Convener:*Tomoaki Morishita(School of Natural System, Colleage of Science and Technology, Kanazawa University), Toshitsugu Yamazaki(Atmosphere and Ocean Research Institute, The University of Tokyo), Nobukazu Seama(Department of Earth and Planetary Sciences, Graduate School of Science, Kobe University), Ryo Anma(Faculty of Life and Environmental Science, University of Tsukuba), Hidenori Kumagai(Independent Administrative Institution, Japan Agency for Marine-Earth Science and Technology), Daisuke Nakamura(Okayama University), Chair:Daisuke Nakamura(Graduate School of Natural Science and Technology, Okayama University), Yuki Kusano(School of Natural system, College of Science and Engineering, Kanazawa University)

4:45 PM - 5:00 PM

[SIT41-18] Hot and ephemeral subduction zone magmatisms in the Oman Ophiolite

*Yuki KUSANO1, Keitaro KITAMURA1, Yoshiko ADACHI2, Ryuichi SHINJO3, Susumu UMINO1, Sumio MIYASHITA2 (1.Kanazawa University, 2.Niigata University, 3.University of Ryukyus)

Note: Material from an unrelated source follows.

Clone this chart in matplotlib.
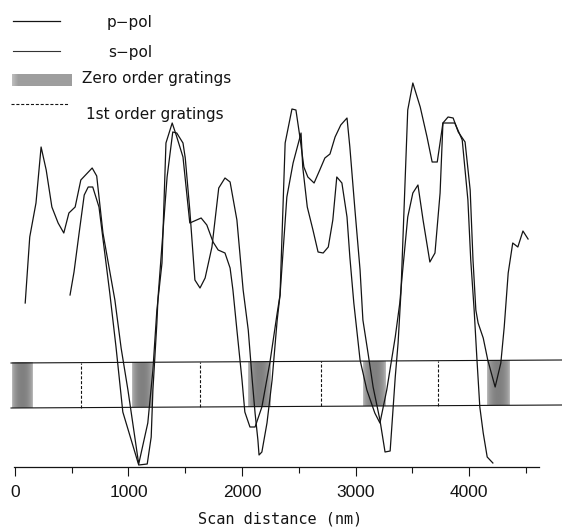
import numpy as np
import matplotlib
matplotlib.use('Agg')
import matplotlib.pyplot as plt

plt.rcParams['lines.scale_dashes'] = False

# ---------------- data (x in nm, y in arbitrary units) ----------------
p_pol_x = [90, 130, 185, 230, 275, 325, 380, 430, 475, 530, 580, 680, 720, 775, 880, 935,
           995, 1090, 1170, 1215, 1250, 1295, 1330, 1385, 1420, 1480, 1540, 1640, 1690,
           1745, 1790, 1850, 1895, 1920, 1955, 2000, 2025, 2070, 2115, 2175, 2245, 2310,
           2335, 2380, 2440, 2475, 2510, 2545, 2580, 2635, 2685, 2730, 2775, 2820, 2870,
           2925, 2950, 2995, 3040, 3065, 3110, 3155, 3215, 3260, 3305, 3330, 3350, 3375,
           3400, 3460, 3505, 3570, 3630, 3675, 3720, 3770, 3815, 3860, 3905, 3965, 4010,
           4035, 4060, 4080, 4125, 4165, 4230, 4280, 4310, 4345, 4385, 4430, 4475, 4520]
p_pol_y = [164, 230, 264, 320, 297, 260, 244, 234, 254, 260, 287, 299, 291, 234, 167, 119,
           77, 3, 44, 97, 157, 204, 324, 344, 332, 310, 244, 249, 242,
           225, 217, 214, 199, 177, 137, 87, 55, 40, 40, 60, 104, 154,
           172, 324, 358, 357, 330, 300, 290, 284, 297, 309, 313, 330, 342,
           349, 320, 257, 197, 147, 114, 80, 47, 15, 16, 57, 90, 124,
           174, 357, 384, 360, 330, 305, 305, 344, 350, 349, 335, 325, 277,
           207, 157, 144, 129, 107, 80, 104, 140, 194, 224, 220, 236, 228]

s_pol_x = [485, 520, 565, 610, 645, 685, 740, 835, 890, 950, 1090, 1165, 1200, 1215, 1250,
           1260, 1340, 1390, 1425, 1480, 1500, 1540, 1585, 1630, 1675, 1735, 1795, 1850,
           1895, 1955, 2010, 2055, 2090, 2115, 2140, 2150, 2175, 2220, 2265, 2310, 2335,
           2395, 2450, 2520, 2535, 2575, 2625, 2670, 2715, 2760, 2800, 2835, 2880, 2925,
           2950, 2985, 3040, 3100, 3170, 3215, 3275, 3350, 3390, 3410, 3460, 3505, 3550,
           3595, 3655, 3700, 3745, 3770, 3875, 3940, 3990, 4015, 4045, 4070, 4095, 4125,
           4160, 4210]
s_pol_y = [172, 195, 234, 272, 280, 280, 260, 174, 120, 55, 2, 3, 30, 77, 144,
           169, 290, 335, 334, 324, 309, 257, 187, 179, 189, 220, 279, 289,
           285, 247, 177, 137, 87, 54, 27, 12, 15, 44, 87, 147, 172,
           270, 304, 334, 300, 260, 237, 215, 214, 220, 247, 290, 284, 250,
           210, 164, 107, 77, 54, 44, 77, 130, 164, 190, 250, 274, 282,
           247, 205, 214, 274, 344, 344, 327, 267, 207, 157, 107, 60, 34,
           10, 4]

zero_order_start = [-30, 1030, 2055, 3065, 4160]
zero_order_end = [150, 1215, 2255, 3265, 4355]
first_order_x = [585, 1630, 2695, 3730]
band_x = [-35, 4820]
band_top = [104, 107]
band_bottom = [59, 62]

xticks_major = [0, 1000, 2000, 3000, 4000]
xticks_minor = [500, 1500, 2500, 3500, 4500]
legend_labels = ['p\u2212pol', 's\u2212pol', 'Zero order gratings', '1st order gratings']
x_label = 'Scan distance (nm)'

# ---------------- figure ----------------
W, H = 562, 527
fig = plt.figure(figsize=(W / 100, H / 100), dpi=100)
ax = fig.add_axes([0, 60 / H, 1, 467 / H])

ink = '#141414'

# band
ax.plot(band_x, band_top, color=ink, lw=0.8, zorder=3)
ax.plot(band_x, band_bottom, color=ink, lw=0.8, zorder=3)

# zero-order zones (shaded)
for s, e in zip(zero_order_start, zero_order_end):
    c = 0.5 * (s + e)
    top = np.interp(c, band_x, band_top)
    bot = np.interp(c, band_x, band_bottom)
    t = np.linspace(0, 1, 60)
    grad = 0.76 - 0.26 * np.sin(np.pi * t) ** 0.5
    ax.imshow(grad[np.newaxis, :], extent=[s, e, bot, top], cmap='gray',
              vmin=0, vmax=1, aspect='auto', interpolation='bilinear', zorder=1)

# first-order dashed lines
for x in first_order_x:
    top = np.interp(x, band_x, band_top)
    bot = np.interp(x, band_x, band_bottom)
    ax.plot([x, x], [bot, top], color=ink, lw=0.8, dashes=(2.2, 1.3), zorder=3)

# curves
ax.plot(p_pol_x, p_pol_y, color=ink, lw=0.9, zorder=4)
ax.plot(s_pol_x, s_pol_y, color=ink, lw=0.9, zorder=4)

ax.set_xlim(-132, 4819)
ax.set_ylim(0, 467)

for sp in ['top', 'left', 'right']:
    ax.spines[sp].set_visible(False)
ax.spines['bottom'].set_bounds(-9, 4616)
ax.spines['bottom'].set_linewidth(0.9)
ax.spines['bottom'].set_color(ink)
ax.set_yticks([])
ax.set_xticks(xticks_major)
ax.set_xticks(xticks_minor, minor=True)
ax.tick_params(axis='x', which='major', length=6.5, width=0.8, direction='out',
               pad=6.5, colors=ink)
ax.tick_params(axis='x', which='minor', length=4.3, width=0.8, direction='out', colors=ink)
ax.set_xticklabels([str(v) for v in xticks_major],
                   fontfamily=['Liberation Sans', 'DejaVu Sans'], fontsize=12.5)

ax.set_xlabel(x_label, fontfamily='DejaVu Sans Mono', fontsize=11, color=ink)
ax.xaxis.set_label_coords(0.499, -52 / 467)
ax.xaxis.label.set_va('center')
ax.patch.set_visible(False)

# ---------------- legend (pixel-space overlay) ----------------
lax = fig.add_axes([0, 0, 1, 1])
lax.set_xlim(0, W)
lax.set_ylim(H, 0)
lax.axis('off')

lax.plot([13, 60], [20.5, 20.5], color=ink, lw=0.9)
lax.plot([13, 60], [51, 51], color='#333333', lw=0.8)
t = np.linspace(0, 1, 60)
lgrad = 0.62 + 0.12 * (1 - np.minimum(t / 0.1, 1))
lax.imshow(lgrad[np.newaxis, :], extent=[12, 72, 86, 74], cmap='gray', vmin=0, vmax=1,
           aspect='auto', interpolation='bilinear')
lax.plot([11, 69], [104, 104], color=ink, lw=0.8, dashes=(2.2, 1.3))
lax.set_xlim(0, W)
lax.set_ylim(H, 0)

tx = dict(fontsize=11, color=ink, va='baseline', ha='left', family='DejaVu Sans')
lax.text(107, 27.5, legend_labels[0], **tx)
lax.text(108, 56.5, legend_labels[1], **tx)
lax.text(82, 82.5, legend_labels[2], **tx)
lax.text(86, 119, legend_labels[3], **tx)

fig.savefig('out.png', dpi=100)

Keywords:High-T subduction zone, Initial arc magmatism, Boninite, Oman Ophiolite

Subduction zone is initiated by descending oceanic plate at the plate boundary and a counter flow of the mantle advances growth of the wedge mantle in the Izu-Ogasawara-Mariana arc (e.g. Stern, 2004). But it is questioned that do initial arc always develop a long-survived subduction zone? We present detailed volcanostratigraphy, petrology and geochemistry of short-lived juvenile arc tholeiite and subsequent boninite magmatism from the northern Oman ophiolite. The Oman ophiolite belonging to the Tethys ophiolite belt is one of the best places to investigate magmatic and volcanic developing processes of an infant arc. The Ophiolite had formed on a spreading axis and followed by subduction stage magmatism at approximately 100 Ma. The V2 sequence was constructed by initial arc magmatism begun <2 m.y. after the spreading ridge stage (e.g. Hacker et al., 1996). Based on the radiolarian fossil age, the V2 volcanism ceased 2-3 m.y. after the ridge stage (Kurihara and Hara, 2012), therefore, it seems to record short-spanned island arc magmatism. An 1110 m thick V2 sequence is divided into the lower 970 m (LV2) and upper 140 m (UV2) thick subsequences by a 1.0 m thick sedimentary layer in Wadi Bidi. Pahoehoe flows dominate in the lower part of the LV2, while the upper part consists mainly of sheet flows with intervened few pelagic sediments, a fissure vent and a cylindrical plug. In addition to the presence of feeder conduits, the flow-dominant lithofacies with a few thin sedimentary interbeds in the LV2 indicates that the study area was the center of a monogenetic volcano grown in a short period. The LV2 consist of arc tholeiite with orthopyroxene phenocrysts increasing in amount upward. The UV2 is composed of sheet flows overlain by a 2.0 m thick subaqueous pyroclastic fall deposit. They are boninite containing olivine and two-pyroxene phenocrysts with plagioclase in the groundmass. Successive orthopyroxene-bearing arc tholeiitic volcanism in the LV2 followed by a relatively small amount of boninite lavas in the UV2 overlain by thick pelagic sediments suggests that the infant arc volcanism was short lived and terminated long before the ophiolite obduction.